6. In the event of resale of the goods subject to retention of title, the customer hereby assigns to List-Magnetik by way of security the resulting claim against the purchaser - in the event of co-ownership of List-Magnetik in the goods subject to retention of title, in proportion to the co-ownership share. The same shall apply to other claims which take the place of the reserved goods or otherwise arise in respect of the reserved goods, such as insurance claims or claims in tort in the event of loss or destruction. List-Magnetik revocably authorises the customer to collect the claims assigned to List-Magnetik in his own name for the account of List-Magnetik. List-Magnetik may only revoke this authorisation to collect in the event of realisation.
7. if third parties gain access to the goods subject to retention of title, in particular through seizure, the customer shall immediately draw their attention to List-Magnetik's ownership and inform List-Magnetik of this in order to enable List-Magnetik to assert its ownership rights. If the third party is not in a position to reimburse List-Magnetik for the court or out-of-court costs incurred in this connection, the customer shall be liable to List-Magnetik for these.

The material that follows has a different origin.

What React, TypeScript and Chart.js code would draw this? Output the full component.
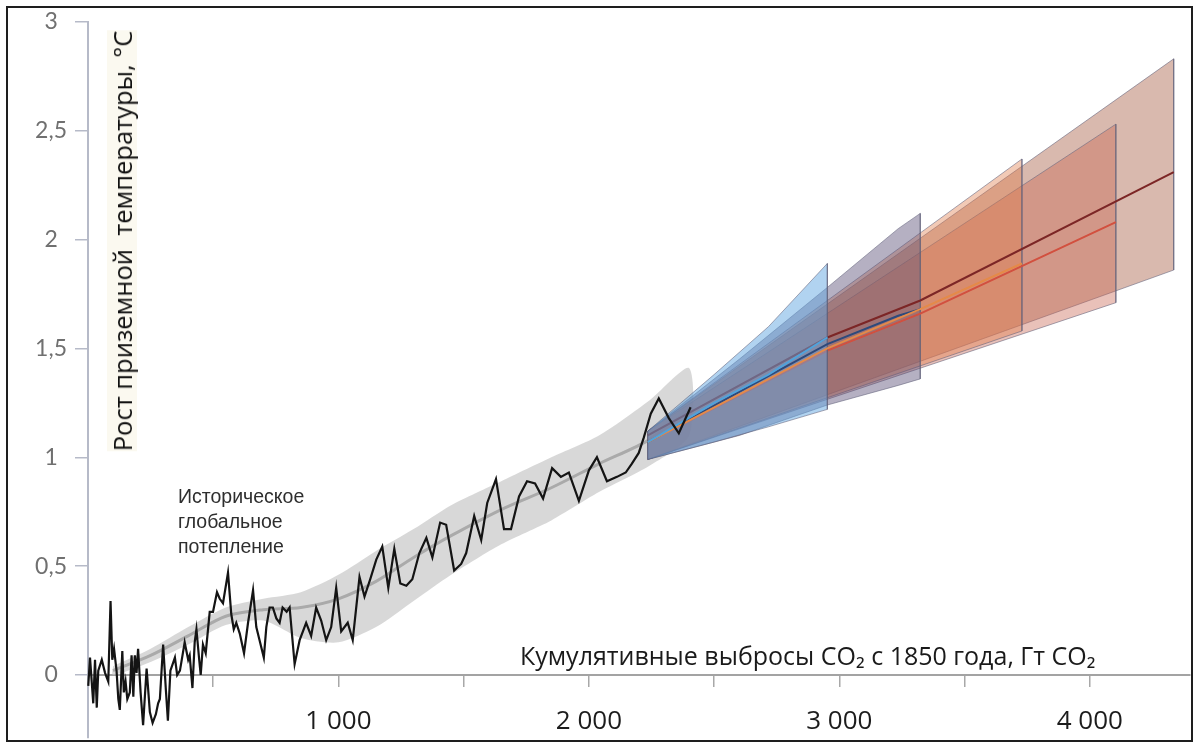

8. List-Magnetik shall release the goods subject to retention of title as well as the items or claims replacing them upon request at its own discretion insofar as their value exceeds the amount of the secured claims by more than 50 %.
9. if List-Magnetik withdraws from the contract in the event of a breach of contract on the part of the customer, in particular default of payment, List-Magnetik shall be entitled to demand the return of the goods subject to retention of title.

§ 11. data protection
The customer acknowledges that List-Magnetik stores data from the contractual relationship in accordance with § 28 of the Federal Data Protection Act for the purpose of data processing and reserves the right to transmit the data to third parties (e.g. insurance companies) insofar as this is necessary for the fulfilment of the contract.

§ 12. final provisions
1. The place of jurisdiction for disputes arising from the business relationship shall be Stuttgart. List-Magnetik may also bring legal action at the customer's place of business. Stuttgart shall be the exclusive place of jurisdiction for actions against List-Magnetik. Mandatory statutory provisions on exclusive places of jurisdiction shall remain unaffected by this.
2. All legal relationships between List-Magnetik and the customer shall be governed by German law applicable to domestic parties to the exclusion of the UN Convention on Contracts for the International Sale of Goods (CISG).
If any provision of these General Terms and Conditions is or becomes invalid or unenforceable in whole or in part, the validity of the remaining provisions shall not be affected thereby. The invalid or unenforceable provision shall be replaced with retroactive effect by the valid provision which comes closest to what was intended by both parties when the contract was concluded. The same shall apply in the event of a loophole in the respective contract.